Thursday, November 02, 2006

Using MemoryStream and BinaryFormatter for reuseable GetHashCode and DeepCopy functions

Here's a couple of techniques I learnt a while back to do add two important capabilities to your objects; compute a hash code and execute a deep copy. I can't find the orginal source for the hash code example, but the deep copy comes from Rockford Lhotka's CSLA. Both examples are my implementation of the basic idea. Both techniques utilise the MemoryStream and BinaryFormatter by getting the object to serialize itself to a byte array. To compute the hash code I simply use SHA1CryptoServiceProvider to create a 20 byte hash of the serialized object and get then xor an integer value from that.

public override int public override int GetHashCode()
{
    byte[] thisSerialized;
    using(System.IO.MemoryStream stream = new System.IO.MemoryStream())
    {
        new System.Runtime.Serialization.Formatters.Binary.BinaryFormatter().Serialize(stream, this);
        thisSerialized = stream.ToArray();
    }
    byte[] hash = new System.Security.Cryptography.SHA1CryptoServiceProvider().ComputeHash(thisSerialized);
    uint hashResult = 0;
    for(int i = 0; i < hash.Length; i++)
    {
        hashResult ^= (uint)(hash[i] << i % 4);
    }
    return (int)hashResult;
}

The most common use for a hash code is to make hash tables efficient and to implement Equals().
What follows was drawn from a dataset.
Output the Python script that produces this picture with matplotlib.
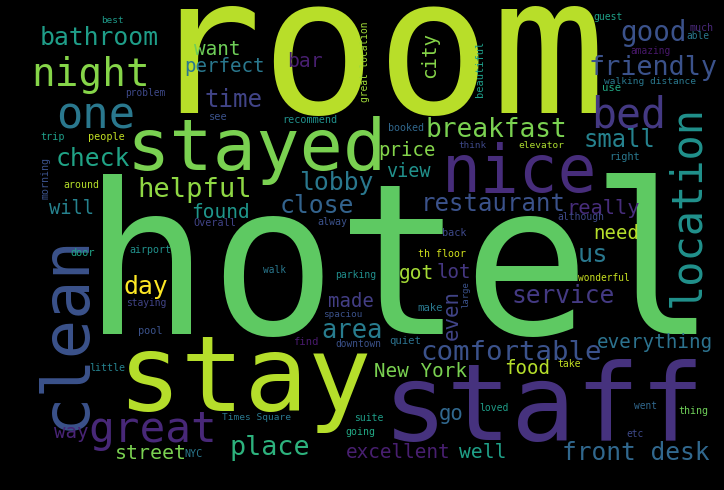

Note, there's a one in 4,294,967,295 chance that this will provide a false equals (thanks to Richard for pointing that out to me):

public override bool Equals(object obj)
{
    if(!(obj is MyClass)) return false;
    return this.GetHashCode() == obj.GetHashCode();
}

To do a deep copy I simply get the object to serialize itself and deserialize it as a new instance. Be carefull, this technique will serialize everything in this object's graph so make sure you're aware of what is referenced by it and that all the objects in the graph are marked as [Serializable], Here's a generic example that you can reuse in any object that needs deep copy:

public T DeepCopy<T>()
{
    T snapshot;
    using(System.IO.MemoryStream stream = new System.IO.MemoryStream())
    {
        System.Runtime.Serialization.Formatters.Binary.BinaryFormatter formatter = 
            new System.Runtime.Serialization.Formatters.Binary.BinaryFormatter();
        formatter.Serialize(stream, this);
        stream.Position = 0;
        snapshot = (T)formatter.Deserialize(stream);
    }
    return snapshot;
}

1 comment:

Anonymous said...

I realize this is a rather old post but I stumbled on it while looking up the BinaryFormatter.

Implementing GetHashCode in this way is ridiculously inefficient (and hash codes are all about efficiency), and basing Equals exclusively on the hash code is a terrible idea and will likely fail in some horrible and unpredictable way in production code.

This advice is bad, and you should feel bad.